The transfer bridge to the drive down dock was installed in January.  Photo by Joe Viechnicki

The transfer bridge to the drive down dock was installed in January. Photo by Joe Viechnicki

The final work is being done on Petersburg’s new drive down dock which is scheduled to open sometime later this winter but what will that mean for users? How will it all work? The borough’s Port and Harbor Advisory Board looked at some initial plans at their last meeting.

Harbor Master, Glorianne Wollen told board members that she has gathered rules from other drive down docks in Auke Bay, Sitka and Ketchikan and compiled a rough draft.
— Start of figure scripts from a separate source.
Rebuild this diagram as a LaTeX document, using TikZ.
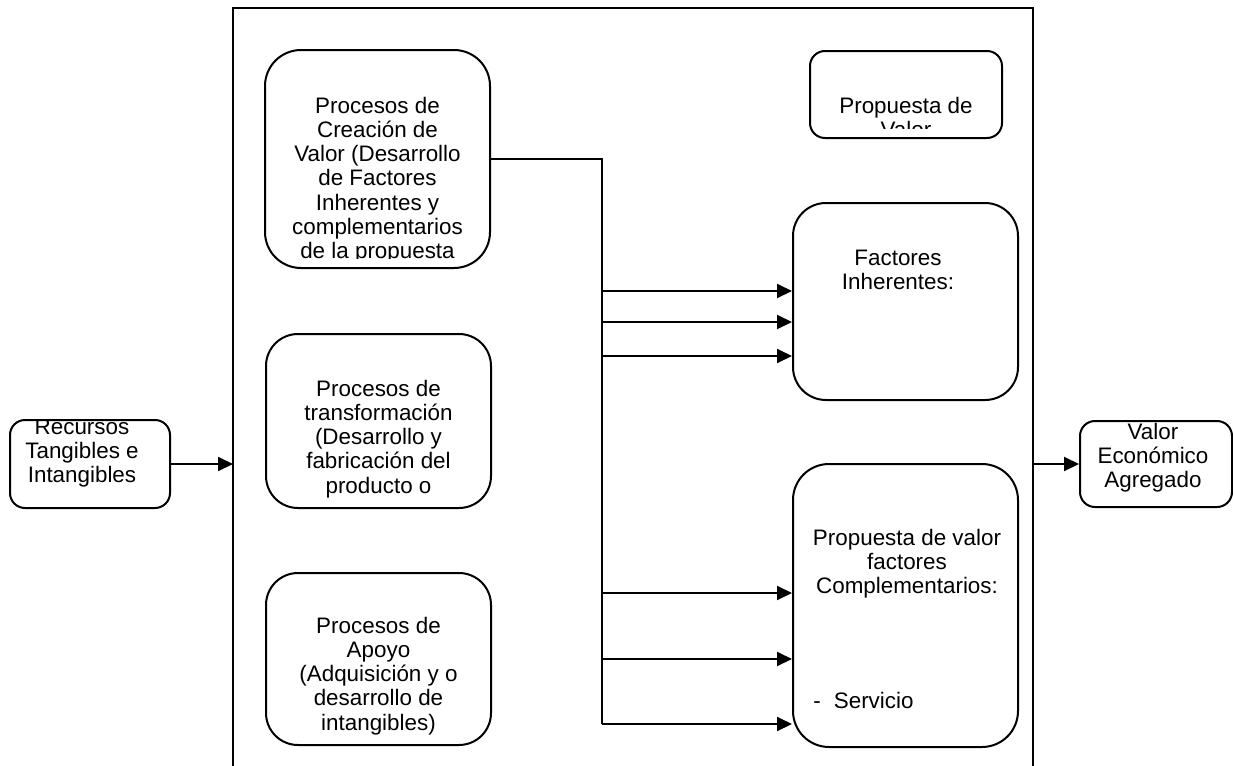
\documentclass[tikz,border=0pt]{standalone}
\usepackage{fontspec}
\setmainfont{Liberation Sans}
\usetikzlibrary{arrows.meta}

\begin{document}
\begin{tikzpicture}[x=0.5pt,y=-0.5pt,
  caja/.style={draw,line width=1pt,inner sep=0pt},
  texto/.style={align=center,inner sep=0pt,anchor=base,font=\fontsize{11.2}{12.15}\selectfont},
  flecha/.style={line width=1pt,-{Triangle[length=7.5pt,width=7pt]}}]
  \useasboundingbox (0,0) rectangle (1233,766);

  % marco de la empresa
  \coordinate (mSO) at (233,770);
  \coordinate (mNO) at (233,8);
  \coordinate (mNE) at (1033,8);
  \coordinate (mSE) at (1033,770);
  \draw[line width=1pt] (mSO) -- (mNO) -- (mNE) -- (mSE);

  % cajas
  \node[caja,rounded corners=7.5pt,minimum width=80pt,minimum height=44pt] (recursos) at (90,464) {};
  \node[caja,rounded corners=18pt,minimum width=112.5pt,minimum height=109pt] (crea) at (377.5,159) {};
  \node[caja,rounded corners=16pt,minimum width=112.5pt,minimum height=87pt] (transf) at (378.5,421) {};
  \node[caja,rounded corners=16pt,minimum width=112.5pt,minimum height=86pt] (apoyo) at (378.5,659) {};
  \node[caja,rounded corners=7.5pt,minimum width=96pt,minimum height=43.5pt] (propuesta) at (906,94.5) {};
  \node[caja,rounded corners=16.5pt,minimum width=112.5pt,minimum height=98.5pt] (fact) at (905.5,301.5) {};
  \node[caja,rounded corners=18pt,minimum width=112.5pt,minimum height=141.5pt] (compl) at (905.5,605.5) {};
  \node[caja,rounded corners=7.5pt,minimum width=76pt,minimum height=43pt] (valor) at (1156,464) {};

  % textos (recortados como en el original; base = ultima linea)
  \begin{scope}
    \clip (10,421) rectangle (170,508);
    \node[texto] (tRecursos) at (82,482.6) {Recursos\\Tangibles e\\Intangibles};
  \end{scope}
  \begin{scope}
    \clip (265,50) rectangle (490,258);
    \node[texto] (tCrea) at (377.5,258.8) {Procesos de\\Creación de\\Valor (Desarrollo\\de Factores\\Inherentes y\\complementarios\\de la propuesta};
  \end{scope}
  \begin{scope}
    \clip (266,334) rectangle (491,498);
    \node[texto] (tTransf) at (378.5,493.2) {Procesos de\\transformación\\(Desarrollo y\\fabricación del\\producto o};
  \end{scope}
  \node[texto] (tApoyo) at (378.5,730.2) {Procesos de\\Apoyo\\(Adquisición y o\\desarrollo de\\intangibles)};
  \begin{scope}
    \clip (810,51) rectangle (1002,128);
    \node[texto] (tPropuesta) at (906,137.3) {Propuesta de\\Valor};
  \end{scope}
  \node[texto] (tFact) at (898,289.3) {Factores\\Inherentes:};
  \node[texto] (tCompl) at (907,593.6) {Propuesta de valor\\factores\\Complementarios:};
  \node[texto,anchor=base west] (tServicio) at (813,708) {-\hspace{6.5pt}Servicio};
  \node[texto] (tValor) at (1153,487.6) {Valor\\Económico\\Agregado};

  % entradas y salidas
  \draw[flecha] (recursos.east) -- (recursos.east -| mNO);
  \draw[flecha] (valor.west -| mNE) -- (valor.west);

  % tronco de conexiones
  \coordinate (tronco) at (602,159);
  \coordinate (troncoFin) at (602,724);
  \draw[line width=1pt] (crea.east) -- (tronco) -- (troncoFin);
  \foreach \y [count=\i] in {291,322,356} {
    \coordinate (sF\i) at (602,\y);
    \draw[flecha] (sF\i) -- (sF\i -| fact.west);
  }
  \foreach \y [count=\i] in {593,659,724} {
    \coordinate (sC\i) at (602,\y);
    \draw[flecha] (sC\i) -- (sC\i -| compl.west);
  }
\end{tikzpicture}
\end{document}
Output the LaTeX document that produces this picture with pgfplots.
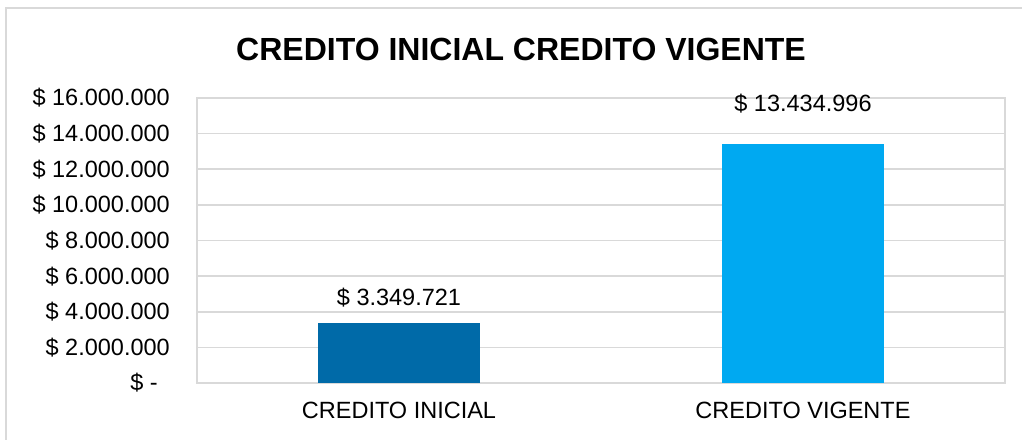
\documentclass[border=0pt]{standalone}
\usepackage{pgfplots}
\pgfplotsset{compat=1.18}
\usepackage{fontspec}
\setmainfont{Liberation Sans}
\definecolor{darkbar}{HTML}{006AA8}
\definecolor{lightbar}{HTML}{00A9F1}
\definecolor{gridgray}{HTML}{D9D9D9}
\newcommand{\lbl}{\fontsize{23.5bp}{28bp}\selectfont}
\begin{document}
\begin{tikzpicture}
\path[use as bounding box] (-197bp,-57bp) rectangle (825bp,383bp);
\draw[gridgray, line width=2bp] (-191bp,-57bp) -- (-191bp,374.5bp) -- (826bp,374.5bp);
\node[font=\bfseries\fontsize{32bp}{38bp}\selectfont] at (324bp,334bp) {CREDITO INICIAL CREDITO VIGENTE};
\begin{axis}[
    scale only axis,
    width=808bp, height=285bp,
    ymin=0, ymax=16000000,
    xmin=-0.5, xmax=1.5,
    ybar, bar width=162bp, bar shift=0pt,
    scaled y ticks=false,
    ytick={0,2000000,4000000,6000000,8000000,10000000,12000000,14000000,16000000},
    yticklabels={\$ -\rule{12bp}{0pt}, \$ 2.000.000, \$ 4.000.000, \$ 6.000.000, \$ 8.000.000,
                 \$ 10.000.000, \$ 12.000.000, \$ 14.000.000, \$ 16.000.000},
    xtick={0,1},
    xticklabels={CREDITO INICIAL, CREDITO VIGENTE},
    major tick length=0pt,
    ymajorgrids,
    grid style={gridgray, line width=1.5bp},
    axis line style={gridgray, line width=1.5bp},
    tick label style={font=\lbl, inner sep=0pt},
    yticklabel style={anchor=east, xshift=-27bp},
    xticklabel style={anchor=north, yshift=-19bp},
    nodes near coords style={font=\lbl, anchor=base, inner sep=0pt},
  ]
  \addplot[fill=darkbar, draw=none, nodes near coords={\$ 3.349.721},
    every node near coord/.append style={yshift=18bp}]
    coordinates {(0,3349721)};
  \addplot[fill=lightbar, draw=none, nodes near coords={\$ 13.434.996},
    every node near coord/.append style={yshift=32bp}]
    coordinates {(1,13434996)};
\end{axis}
\end{tikzpicture}
\end{document}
She said she’d like to have something in place for when the drive down dock opens.

“I’d like to have a couple of signs up there that says, you know, this is what you can do right off the bat and this is what you can’t do,” Wollen says.

The purpose of the drive down dock is to be a temporary place for the public to conveniently load and unload gear from boats. It is meant for all boat owners.

Some board members voiced concern about the tour ships using the drive down dock but Wollen says most of that traffic is required to dock elsewhere because of homeland security.

There would be usage fees charged through commercial annual permits or one time use permits. Wollen estimates utilities for powering the dock and for its trash collection to be about $17,000 dollars a year.

“I can either go out and raise rates to the entire harbor to capture those costs or we could put forth the idea of a use permit,” Wollen says.

Wollen reiterated that the drive down dock policy is a work in progress that is meant to be revised. Assembly member, Kurt Wohlhueter, who attended the meeting, agreed.

“This is going to be a moving target,” Wohlhueter says. “You go ahead and in concept and say yeah, this is workable, but there’s going to be, it’s going to need to be tweaked, it’s going to definitely need to be tweaked and it’s going to be, because there are smarter people out there than me that are going to try to find the loop holes.”

Some of those proposed rules include a four hour time limit on the drive down dock. Overnight moorage is not allowed unless the owner contacts the harbor office for unforeseen circumstances. No overnight parking of vehicles is allowed either.

Using the drive down for vessel repair would be by reservation. There are two 60 foot areas that have power that would be designated for that and charges would apply. The board talked a lot about what that fee should be.

A flat $50 dollars was proposed but some thought that would encourage vessel owners to leave their boats.

Wohlhueter proposed $50 dollars in addition to the harbor’s transient moorage rate to encourage boat owners to stay on task.

“So that you don’t just park your boat there and sit and go, “Oh, my gosh, I’m paying $50 bucks, I’m out of here,”Wohlhueter says. “You know what I mean? So they leave, but they stay there and try to get that job done.”

The board discussed charging a dollar a foot per day for long term work reservations saying it would keep it simple.

One dollar a foot would be more than the transient rate which board members hoped would encourage vessel owners to use the dock stalls for longer projects instead.

The board decided to adopt the drive down dock draft as a guideline stating that they could change it as needed.

The dock is costing $7.8 million to build paid for by $10.8 million in state grant money.

The drive down dock proposals will be sent on to borough assembly to consider.

In other harbor business, the department is ordering 25 ladders to install throughout the harbors in high traffic areas for safety to help someone who’s fallen off a float to climb back up. They cost about three hundred dollars a piece, according to Wollen.